The Chainas has previously said they have spent more than $20 million pursuing the case, The Guardian reports, and Justice Davies said there was ‘a strong liklihood that the plaintiffs will not be able to satisfy any costs judgment against them.’

Handing down the decision, Justice Davies also said it was ‘unreasonable’ for the Chainas to have turned down earlier settlement offers.

Mr and Mrs Chaina were offered settlements of $350,000 each in 2003, but rejected that offer as well as a 2010 settlement offer of $10.83 million minus costs, the Sydney Morning Herald reports.

‘Dishonest’

In awarding the Chainas their payout in May, Justice Davies also said he had found Mr Chaina to be ‘dishonest.’

The judge said Mr Chaina had “said whatever he believed would help him to win this case and obtain very substantial damages”.

“He had a fixed and almost delusional view about himself, his own abilities and expertise and about the success and reputation of his companies, in the face of strong evidence to the contrary,” Justice Davies said.

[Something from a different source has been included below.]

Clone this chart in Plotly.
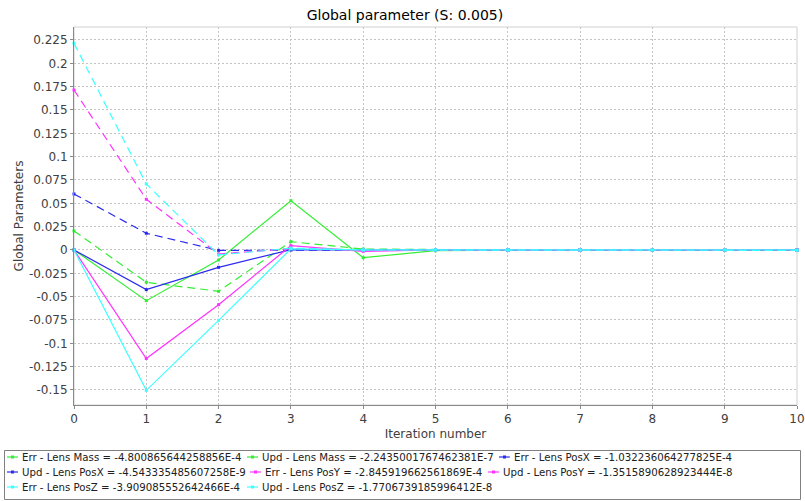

The judge said Mr Chaina had given inconsistent answers during his evidence and lied to the court.

“He said whatever he believed would help him to win this case and obtain very substantial damages. This was at least partly motivated by his desire for vengeance,” he said.

In his first statement to the court, in September 2005, Mr Chaina made various claims about his credentials — including that he had a science degree from UNSW — about which it later emerged he had lied for 40 years, the Sydney Morning Herald reports.

Justice Davies also found the mental harm suffered by Mr and Mrs Chaina had largely dissipated by 2011, saying the couple were capable of returning to work in some capacity a few years after the accident, the Sydney Morning Herald reports.